*Supplied information:*
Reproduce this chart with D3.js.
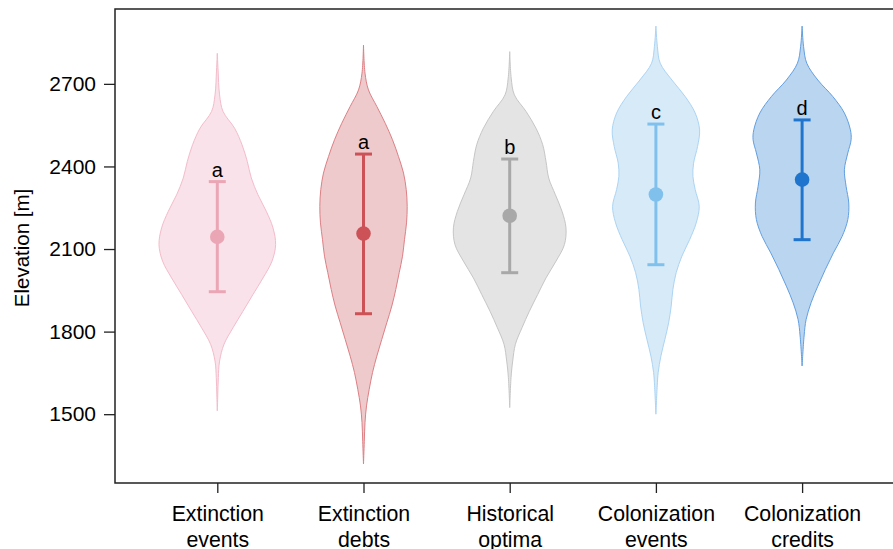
<!DOCTYPE html>
<html>
<head>
<meta charset="utf-8">
<script src="https://cdn.jsdelivr.net/npm/d3@7/dist/d3.min.js"></script>
<style>
  html, body { margin: 0; padding: 0; background: #fff; }
  svg { display: block; font-family: "Liberation Sans", Arial, Helvetica, sans-serif; }
</style>
</head>
<body>
<svg id="chart" width="893" height="549"></svg>
<script>
// ---------- data ----------
const categories = ["Extinction events", "Extinction debts", "Historical optima", "Colonization events", "Colonization credits"];
const categoryLines = [["Extinction", "events"], ["Extinction", "debts"], ["Historical", "optima"], ["Colonization", "events"], ["Colonization", "credits"]];
const letters = ["a", "a", "b", "c", "d"];
const means = [2144, 2156, 2221, 2298, 2352];
const ciLow = [1945, 1865, 2014, 2043, 2134];
const ciHigh = [2345, 2445, 2427, 2554, 2569];
const yTicks = [1500, 1800, 2100, 2400, 2700];

// violin density profiles (elevation, relative density)
const elevExtEvents = [2811, 2750, 2660, 2600, 2539, 2479, 2418, 2358, 2297, 2237, 2177, 2116, 2056, 1995, 1935, 1874, 1814, 1754, 1693, 1633, 1570, 1512];
const densExtEvents = [0, .013, .038, .095, .288, .412, .5, .567, .678, .817, .928, .972, .912, .762, .595, .428, .262, .112, .038, .017, .008, 0];

const elevExtDebts = [2841, 2739, 2678, 2618, 2557, 2497, 2436, 2376, 2316, 2255, 2195, 2134, 2074, 2014, 1953, 1893, 1832, 1772, 1711, 1651, 1590, 1530, 1470, 1400, 1319];
const densExtDebts = [0, .025, .083, .222, .362, .483, .583, .667, .712, .728, .717, .683, .65, .595, .538, .472, .388, .305, .222, .15, .095, .05, .025, .013, 0];

const elevHistOpt = [2817, 2721, 2660, 2600, 2539, 2479, 2418, 2358, 2297, 2237, 2177, 2116, 2056, 1995, 1935, 1874, 1814, 1754, 1693, 1633, 1524];
const densHistOpt = [0, .025, .078, .272, .438, .55, .605, .65, .762, .872, .938, .912, .772, .605, .467, .328, .205, .095, .05, .022, 0];

const elevColEvents = [2910, 2835, 2775, 2714, 2654, 2594, 2533, 2473, 2412, 2364, 2316, 2255, 2195, 2134, 2074, 2014, 1953, 1893, 1832, 1772, 1711, 1651, 1603, 1500];
const densColEvents = [0, .025, .072, .267, .488, .655, .728, .695, .628, .617, .655, .722, .672, .562, .433, .338, .283, .255, .212, .15, .083, .038, .022, 0];

const elevColCredits = [2910, 2835, 2775, 2714, 2654, 2594, 2533, 2497, 2449, 2388, 2328, 2267, 2207, 2146, 2086, 2026, 1965, 1905, 1844, 1784, 1675];
const densColCredits = [0, .025, .078, .262, .512, .705, .805, .817, .762, .705, .733, .778, .762, .667, .522, .388, .262, .15, .067, .033, 0];

const profileElev = [elevExtEvents, elevExtDebts, elevHistOpt, elevColEvents, elevColCredits];
const profileDens = [densExtEvents, densExtDebts, densHistOpt, densColEvents, densColCredits];

// styles
const fillColors = ["#f9e2e9", "#efcacc", "#e4e4e4", "#d7eaf8", "#bad5ef"];
const strokeColors = ["#f3bccb", "#dc8085", "#c6c6c6", "#acd4f3", "#629fe0"];
const markColors = ["#eba6b6", "#cc5257", "#a8a8a8", "#80c0ec", "#1f74cd"];

// ---------- layout ----------
const mLeft = 115, mTop = 9, mBottom = 483, mRight = 905;

const svg = d3.select("#chart");

const y = d3.scaleLinear().domain([1250, 2972]).range([mBottom, mTop]);
const x = d3.scalePoint().domain(categories).range([217.3, 802.1]);
const w = d3.scaleLinear().domain([0, 1]).range([0, 60]);

// violins
categories.forEach((c, i) => {
  const cx = x(c);
  const pts = profileElev[i].map((e, k) => ({ e, d: profileDens[i][k] }));
  const area = d3.area()
    .y(d => y(d.e))
    .x0(d => cx - w(d.d))
    .x1(d => cx + w(d.d))
    .curve(d3.curveCatmullRom);
  svg.append("path")
    .attr("d", area(pts))
    .attr("fill", fillColors[i])
    .attr("stroke", strokeColors[i])
    .attr("stroke-width", 1);
});

// error bars
const capHalf = 8.5;
categories.forEach((c, i) => {
  const cx = x(c);
  const g = svg.append("g").attr("stroke", markColors[i]).attr("stroke-width", 3);
  g.append("line").attr("x1", cx).attr("x2", cx).attr("y1", y(ciLow[i])).attr("y2", y(ciHigh[i]));
  g.append("line").attr("x1", cx - capHalf).attr("x2", cx + capHalf).attr("y1", y(ciLow[i])).attr("y2", y(ciLow[i]));
  g.append("line").attr("x1", cx - capHalf).attr("x2", cx + capHalf).attr("y1", y(ciHigh[i])).attr("y2", y(ciHigh[i]));
  svg.append("circle").attr("cx", cx).attr("cy", y(means[i])).attr("r", 7.3).attr("fill", markColors[i]);
  svg.append("text")
    .attr("x", cx).attr("y", y(ciHigh[i]) - 5)
    .attr("text-anchor", "middle")
    .attr("font-size", 20)
    .attr("fill", "#000")
    .text(letters[i]);
});

// axes
const yAxis = d3.axisLeft(y).tickValues(yTicks).tickFormat(d3.format("d")).tickSize(11).tickPadding(8).tickSizeOuter(0);
const gy = svg.append("g").attr("transform", `translate(${mLeft},0)`).call(yAxis);
gy.select(".domain").remove();
gy.selectAll(".tick line").attr("stroke", "#222").attr("stroke-width", 1.3);
gy.selectAll(".tick text").attr("font-size", 21).attr("fill", "#000").attr("font-family", "Liberation Sans, Arial, sans-serif");

const xAxis = d3.axisBottom(x).tickSize(10).tickFormat("");
const gx = svg.append("g").attr("transform", `translate(0,${mBottom})`).call(xAxis);
gx.select(".domain").remove();
gx.selectAll(".tick line").attr("stroke", "#222").attr("stroke-width", 1.3);
gx.selectAll(".tick").each(function (d, i) {
  const t = d3.select(this).append("text")
    .attr("text-anchor", "middle")
    .attr("font-size", 21.3)
    .attr("fill", "#000");
  categoryLines[i].forEach((ln, k) => {
    t.append("tspan").attr("x", 0).attr("y", 38 + k * 26).text(ln);
  });
});

// box (left, top, bottom)
svg.append("path")
  .attr("d", `M${mRight},${mTop}H${mLeft}V${mBottom}H${mRight}`)
  .attr("fill", "none")
  .attr("stroke", "#222")
  .attr("stroke-width", 1.5);

// y title
svg.append("text")
  .attr("transform", `translate(29,${(mTop + mBottom) / 2 + 2}) rotate(-90)`)
  .attr("text-anchor", "middle")
  .attr("font-size", 20.5)
  .attr("fill", "#000")
  .text("Elevation [m]");
</script>
</body>
</html>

*Direction:* Drop the images and repeat the data exactly.

*The completed task:*
Reproduce this chart with D3.js.
<!DOCTYPE html>
<html>
<head>
<meta charset="utf-8">
<script src="https://cdn.jsdelivr.net/npm/d3@7/dist/d3.min.js"></script>
<style>
  html, body { margin: 0; padding: 0; background: #fff; }
  svg { display: block; font-family: "Liberation Sans", Arial, Helvetica, sans-serif; }
</style>
</head>
<body>
<svg id="chart" width="893" height="549"></svg>
<script>
// ---------- data ----------
const categories = ["Extinction events", "Extinction debts", "Historical optima", "Colonization events", "Colonization credits"];
const categoryLines = [["Extinction", "events"], ["Extinction", "debts"], ["Historical", "optima"], ["Colonization", "events"], ["Colonization", "credits"]];
const letters = ["a", "a", "b", "c", "d"];
const means = [2144, 2156, 2221, 2298, 2352];
const ciLow = [1945, 1865, 2014, 2043, 2134];
const ciHigh = [2345, 2445, 2427, 2554, 2569];
const yTicks = [1500, 1800, 2100, 2400, 2700];

// violin density profiles (elevation, relative density)
const elevExtEvents = [2811, 2750, 2660, 2600, 2539, 2479, 2418, 2358, 2297, 2237, 2177, 2116, 2056, 1995, 1935, 1874, 1814, 1754, 1693, 1633, 1570, 1512];
const densExtEvents = [0, .013, .038, .095, .288, .412, .5, .567, .678, .817, .928, .972, .912, .762, .595, .428, .262, .112, .038, .017, .008, 0];

const elevExtDebts = [2841, 2739, 2678, 2618, 2557, 2497, 2436, 2376, 2316, 2255, 2195, 2134, 2074, 2014, 1953, 1893, 1832, 1772, 1711, 1651, 1590, 1530, 1470, 1400, 1319];
const densExtDebts = [0, .025, .083, .222, .362, .483, .583, .667, .712, .728, .717, .683, .65, .595, .538, .472, .388, .305, .222, .15, .095, .05, .025, .013, 0];

const elevHistOpt = [2817, 2721, 2660, 2600, 2539, 2479, 2418, 2358, 2297, 2237, 2177, 2116, 2056, 1995, 1935, 1874, 1814, 1754, 1693, 1633, 1524];
const densHistOpt = [0, .025, .078, .272, .438, .55, .605, .65, .762, .872, .938, .912, .772, .605, .467, .328, .205, .095, .05, .022, 0];

const elevColEvents = [2910, 2835, 2775, 2714, 2654, 2594, 2533, 2473, 2412, 2364, 2316, 2255, 2195, 2134, 2074, 2014, 1953, 1893, 1832, 1772, 1711, 1651, 1603, 1500];
const densColEvents = [0, .025, .072, .267, .488, .655, .728, .695, .628, .617, .655, .722, .672, .562, .433, .338, .283, .255, .212, .15, .083, .038, .022, 0];

const elevColCredits = [2910, 2835, 2775, 2714, 2654, 2594, 2533, 2497, 2449, 2388, 2328, 2267, 2207, 2146, 2086, 2026, 1965, 1905, 1844, 1784, 1675];
const densColCredits = [0, .025, .078, .262, .512, .705, .805, .817, .762, .705, .733, .778, .762, .667, .522, .388, .262, .15, .067, .033, 0];

const profileElev = [elevExtEvents, elevExtDebts, elevHistOpt, elevColEvents, elevColCredits];
const profileDens = [densExtEvents, densExtDebts, densHistOpt, densColEvents, densColCredits];

// styles
const fillColors = ["#f9e2e9", "#efcacc", "#e4e4e4", "#d7eaf8", "#bad5ef"];
const strokeColors = ["#f3bccb", "#dc8085", "#c6c6c6", "#acd4f3", "#629fe0"];
const markColors = ["#eba6b6", "#cc5257", "#a8a8a8", "#80c0ec", "#1f74cd"];

// ---------- layout ----------
const mLeft = 115, mTop = 9, mBottom = 483, mRight = 905;

const svg = d3.select("#chart");

const y = d3.scaleLinear().domain([1250, 2972]).range([mBottom, mTop]);
const x = d3.scalePoint().domain(categories).range([217.3, 802.1]);
const w = d3.scaleLinear().domain([0, 1]).range([0, 60]);

// violins
categories.forEach((c, i) => {
  const cx = x(c);
  const pts = profileElev[i].map((e, k) => ({ e, d: profileDens[i][k] }));
  const area = d3.area()
    .y(d => y(d.e))
    .x0(d => cx - w(d.d))
    .x1(d => cx + w(d.d))
    .curve(d3.curveCatmullRom);
  svg.append("path")
    .attr("d", area(pts))
    .attr("fill", fillColors[i])
    .attr("stroke", strokeColors[i])
    .attr("stroke-width", 1);
});

// error bars
const capHalf = 8.5;
categories.forEach((c, i) => {
  const cx = x(c);
  const g = svg.append("g").attr("stroke", markColors[i]).attr("stroke-width", 3);
  g.append("line").attr("x1", cx).attr("x2", cx).attr("y1", y(ciLow[i])).attr("y2", y(ciHigh[i]));
  g.append("line").attr("x1", cx - capHalf).attr("x2", cx + capHalf).attr("y1", y(ciLow[i])).attr("y2", y(ciLow[i]));
  g.append("line").attr("x1", cx - capHalf).attr("x2", cx + capHalf).attr("y1", y(ciHigh[i])).attr("y2", y(ciHigh[i]));
  svg.append("circle").attr("cx", cx).attr("cy", y(means[i])).attr("r", 7.3).attr("fill", markColors[i]);
  svg.append("text")
    .attr("x", cx).attr("y", y(ciHigh[i]) - 5)
    .attr("text-anchor", "middle")
    .attr("font-size", 20)
    .attr("fill", "#000")
    .text(letters[i]);
});

// axes
const yAxis = d3.axisLeft(y).tickValues(yTicks).tickFormat(d3.format("d")).tickSize(11).tickPadding(8).tickSizeOuter(0);
const gy = svg.append("g").attr("transform", `translate(${mLeft},0)`).call(yAxis);
gy.select(".domain").remove();
gy.selectAll(".tick line").attr("stroke", "#222").attr("stroke-width", 1.3);
gy.selectAll(".tick text").attr("font-size", 21).attr("fill", "#000").attr("font-family", "Liberation Sans, Arial, sans-serif");

const xAxis = d3.axisBottom(x).tickSize(10).tickFormat("");
const gx = svg.append("g").attr("transform", `translate(0,${mBottom})`).call(xAxis);
gx.select(".domain").remove();
gx.selectAll(".tick line").attr("stroke", "#222").attr("stroke-width", 1.3);
gx.selectAll(".tick").each(function (d, i) {
  const t = d3.select(this).append("text")
    .attr("text-anchor", "middle")
    .attr("font-size", 21.3)
    .attr("fill", "#000");
  categoryLines[i].forEach((ln, k) => {
    t.append("tspan").attr("x", 0).attr("y", 38 + k * 26).text(ln);
  });
});

// box (left, top, bottom)
svg.append("path")
  .attr("d", `M${mRight},${mTop}H${mLeft}V${mBottom}H${mRight}`)
  .attr("fill", "none")
  .attr("stroke", "#222")
  .attr("stroke-width", 1.5);

// y title
svg.append("text")
  .attr("transform", `translate(29,${(mTop + mBottom) / 2 + 2}) rotate(-90)`)
  .attr("text-anchor", "middle")
  .attr("font-size", 20.5)
  .attr("fill", "#000")
  .text("Elevation [m]");
</script>
</body>
</html>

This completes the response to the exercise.